_YOUR GOAL_
Copy the records below exactly, starting at the line that contains "Reproduce this chart with matplotlib." and ending at the line that contains "import matplotlib.pyplot as plt"; leave out any pictures.

[start of RECORDS PROVIDED]

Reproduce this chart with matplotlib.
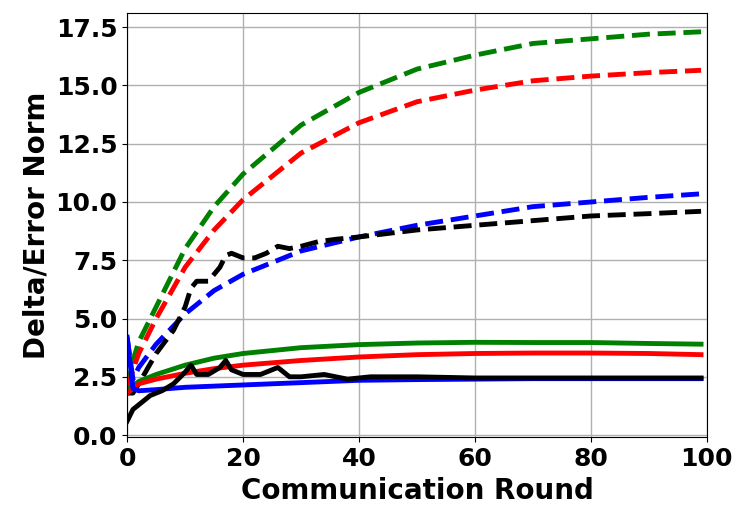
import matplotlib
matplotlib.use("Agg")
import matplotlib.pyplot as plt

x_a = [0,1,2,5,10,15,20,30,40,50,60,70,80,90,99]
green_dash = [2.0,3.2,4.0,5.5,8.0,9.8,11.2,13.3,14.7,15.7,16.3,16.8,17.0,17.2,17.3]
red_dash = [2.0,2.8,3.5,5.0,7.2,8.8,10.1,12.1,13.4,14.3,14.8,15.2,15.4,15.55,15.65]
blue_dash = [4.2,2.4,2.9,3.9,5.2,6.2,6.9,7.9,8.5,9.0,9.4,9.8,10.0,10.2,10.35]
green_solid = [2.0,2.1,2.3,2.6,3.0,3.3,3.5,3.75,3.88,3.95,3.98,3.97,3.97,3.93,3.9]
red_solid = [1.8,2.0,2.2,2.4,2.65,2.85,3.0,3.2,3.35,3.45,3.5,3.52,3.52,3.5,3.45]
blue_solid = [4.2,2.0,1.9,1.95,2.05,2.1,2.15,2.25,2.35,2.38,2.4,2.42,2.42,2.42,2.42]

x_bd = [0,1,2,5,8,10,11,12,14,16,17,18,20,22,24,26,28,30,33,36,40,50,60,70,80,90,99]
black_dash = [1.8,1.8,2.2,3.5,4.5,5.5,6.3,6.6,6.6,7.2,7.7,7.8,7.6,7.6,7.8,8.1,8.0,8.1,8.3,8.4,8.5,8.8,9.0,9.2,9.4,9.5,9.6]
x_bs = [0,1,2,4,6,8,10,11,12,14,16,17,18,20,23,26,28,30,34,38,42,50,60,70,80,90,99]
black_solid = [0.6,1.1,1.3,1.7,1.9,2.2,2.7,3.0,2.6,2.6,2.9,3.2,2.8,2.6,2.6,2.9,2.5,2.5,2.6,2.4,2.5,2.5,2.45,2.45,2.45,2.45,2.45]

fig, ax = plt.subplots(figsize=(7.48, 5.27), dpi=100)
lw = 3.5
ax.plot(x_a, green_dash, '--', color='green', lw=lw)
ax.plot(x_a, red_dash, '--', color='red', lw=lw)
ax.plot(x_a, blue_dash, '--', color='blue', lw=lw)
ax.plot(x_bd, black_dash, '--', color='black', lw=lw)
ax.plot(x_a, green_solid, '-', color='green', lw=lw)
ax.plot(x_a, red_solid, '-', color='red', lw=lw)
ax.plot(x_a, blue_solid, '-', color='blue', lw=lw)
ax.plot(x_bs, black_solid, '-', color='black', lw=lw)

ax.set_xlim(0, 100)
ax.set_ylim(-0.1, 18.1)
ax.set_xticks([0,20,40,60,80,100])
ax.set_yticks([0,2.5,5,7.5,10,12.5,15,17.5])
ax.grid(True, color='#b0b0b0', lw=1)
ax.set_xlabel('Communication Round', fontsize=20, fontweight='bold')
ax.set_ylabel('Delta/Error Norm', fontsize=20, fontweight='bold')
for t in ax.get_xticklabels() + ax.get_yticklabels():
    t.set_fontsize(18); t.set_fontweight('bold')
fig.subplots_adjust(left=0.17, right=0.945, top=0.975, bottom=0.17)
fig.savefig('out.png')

[end of RECORDS PROVIDED]
[start of RECORDS PROVIDED]

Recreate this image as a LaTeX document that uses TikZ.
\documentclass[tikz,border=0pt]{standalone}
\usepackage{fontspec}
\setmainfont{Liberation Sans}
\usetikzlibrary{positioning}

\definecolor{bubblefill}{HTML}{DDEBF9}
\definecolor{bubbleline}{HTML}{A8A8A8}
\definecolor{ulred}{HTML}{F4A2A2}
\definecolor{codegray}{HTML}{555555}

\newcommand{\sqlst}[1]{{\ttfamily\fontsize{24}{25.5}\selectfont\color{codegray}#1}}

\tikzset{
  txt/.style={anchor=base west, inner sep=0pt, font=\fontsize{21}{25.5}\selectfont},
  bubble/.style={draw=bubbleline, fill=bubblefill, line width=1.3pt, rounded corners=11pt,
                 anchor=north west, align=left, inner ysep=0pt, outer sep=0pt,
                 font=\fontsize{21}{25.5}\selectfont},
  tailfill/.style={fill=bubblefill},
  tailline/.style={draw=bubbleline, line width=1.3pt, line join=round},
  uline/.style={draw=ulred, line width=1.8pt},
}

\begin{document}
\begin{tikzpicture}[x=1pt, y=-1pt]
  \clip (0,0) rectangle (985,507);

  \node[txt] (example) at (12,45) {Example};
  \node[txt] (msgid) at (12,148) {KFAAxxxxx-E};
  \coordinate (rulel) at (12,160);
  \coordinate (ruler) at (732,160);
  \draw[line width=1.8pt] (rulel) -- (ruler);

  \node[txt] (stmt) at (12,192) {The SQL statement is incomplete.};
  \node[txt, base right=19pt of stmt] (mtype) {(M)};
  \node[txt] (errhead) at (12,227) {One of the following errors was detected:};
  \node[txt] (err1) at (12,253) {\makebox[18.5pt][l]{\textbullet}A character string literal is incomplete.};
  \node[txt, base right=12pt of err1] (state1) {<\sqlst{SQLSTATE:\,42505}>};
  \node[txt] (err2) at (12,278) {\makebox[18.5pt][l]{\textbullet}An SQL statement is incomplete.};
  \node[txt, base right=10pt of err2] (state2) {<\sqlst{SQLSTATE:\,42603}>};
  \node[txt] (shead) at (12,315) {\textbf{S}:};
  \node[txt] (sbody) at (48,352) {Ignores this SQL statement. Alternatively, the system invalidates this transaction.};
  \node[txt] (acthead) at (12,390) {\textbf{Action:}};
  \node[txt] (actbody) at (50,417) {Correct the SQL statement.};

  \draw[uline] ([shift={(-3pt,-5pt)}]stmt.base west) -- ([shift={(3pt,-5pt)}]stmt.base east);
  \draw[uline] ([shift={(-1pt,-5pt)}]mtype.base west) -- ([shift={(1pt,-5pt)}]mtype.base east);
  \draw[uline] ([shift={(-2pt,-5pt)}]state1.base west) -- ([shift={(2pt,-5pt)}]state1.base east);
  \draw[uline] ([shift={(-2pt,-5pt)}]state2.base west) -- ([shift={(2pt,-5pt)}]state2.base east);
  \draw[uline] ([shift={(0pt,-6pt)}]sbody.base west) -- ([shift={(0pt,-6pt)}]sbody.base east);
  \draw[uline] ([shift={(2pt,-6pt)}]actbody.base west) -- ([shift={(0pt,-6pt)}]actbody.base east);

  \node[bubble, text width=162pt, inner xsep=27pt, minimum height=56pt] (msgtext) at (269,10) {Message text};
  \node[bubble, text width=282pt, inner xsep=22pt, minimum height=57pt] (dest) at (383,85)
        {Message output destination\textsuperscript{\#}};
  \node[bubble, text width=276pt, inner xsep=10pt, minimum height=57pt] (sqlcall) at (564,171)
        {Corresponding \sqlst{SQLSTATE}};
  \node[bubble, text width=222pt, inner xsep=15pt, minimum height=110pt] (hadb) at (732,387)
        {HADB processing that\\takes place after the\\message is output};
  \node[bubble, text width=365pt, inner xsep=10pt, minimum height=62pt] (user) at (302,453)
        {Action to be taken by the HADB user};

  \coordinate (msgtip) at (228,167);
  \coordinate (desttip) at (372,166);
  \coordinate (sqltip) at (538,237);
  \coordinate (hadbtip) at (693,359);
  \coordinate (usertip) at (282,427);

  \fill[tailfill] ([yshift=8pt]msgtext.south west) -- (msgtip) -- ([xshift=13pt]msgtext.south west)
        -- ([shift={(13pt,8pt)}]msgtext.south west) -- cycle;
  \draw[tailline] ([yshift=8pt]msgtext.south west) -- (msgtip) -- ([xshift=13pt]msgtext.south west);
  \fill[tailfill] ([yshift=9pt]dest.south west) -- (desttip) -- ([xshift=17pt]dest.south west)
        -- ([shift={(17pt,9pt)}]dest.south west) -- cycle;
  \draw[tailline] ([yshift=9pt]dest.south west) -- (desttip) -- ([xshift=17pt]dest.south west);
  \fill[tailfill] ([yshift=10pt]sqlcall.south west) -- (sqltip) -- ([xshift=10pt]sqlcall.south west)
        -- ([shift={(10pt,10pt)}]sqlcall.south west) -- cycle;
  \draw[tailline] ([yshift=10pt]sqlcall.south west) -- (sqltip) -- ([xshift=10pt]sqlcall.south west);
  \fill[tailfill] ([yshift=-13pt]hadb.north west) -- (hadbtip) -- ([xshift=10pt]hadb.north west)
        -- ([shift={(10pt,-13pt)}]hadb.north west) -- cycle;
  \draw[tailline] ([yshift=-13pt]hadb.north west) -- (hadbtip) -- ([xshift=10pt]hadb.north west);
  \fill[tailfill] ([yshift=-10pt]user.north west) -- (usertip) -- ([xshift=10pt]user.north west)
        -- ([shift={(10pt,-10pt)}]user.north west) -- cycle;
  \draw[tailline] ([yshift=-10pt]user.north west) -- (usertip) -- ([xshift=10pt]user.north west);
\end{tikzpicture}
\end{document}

[end of RECORDS PROVIDED]

_SOLUTION FOR THIS EXERCISE_
Reproduce this chart with matplotlib.
import matplotlib
matplotlib.use("Agg")
import matplotlib.pyplot as plt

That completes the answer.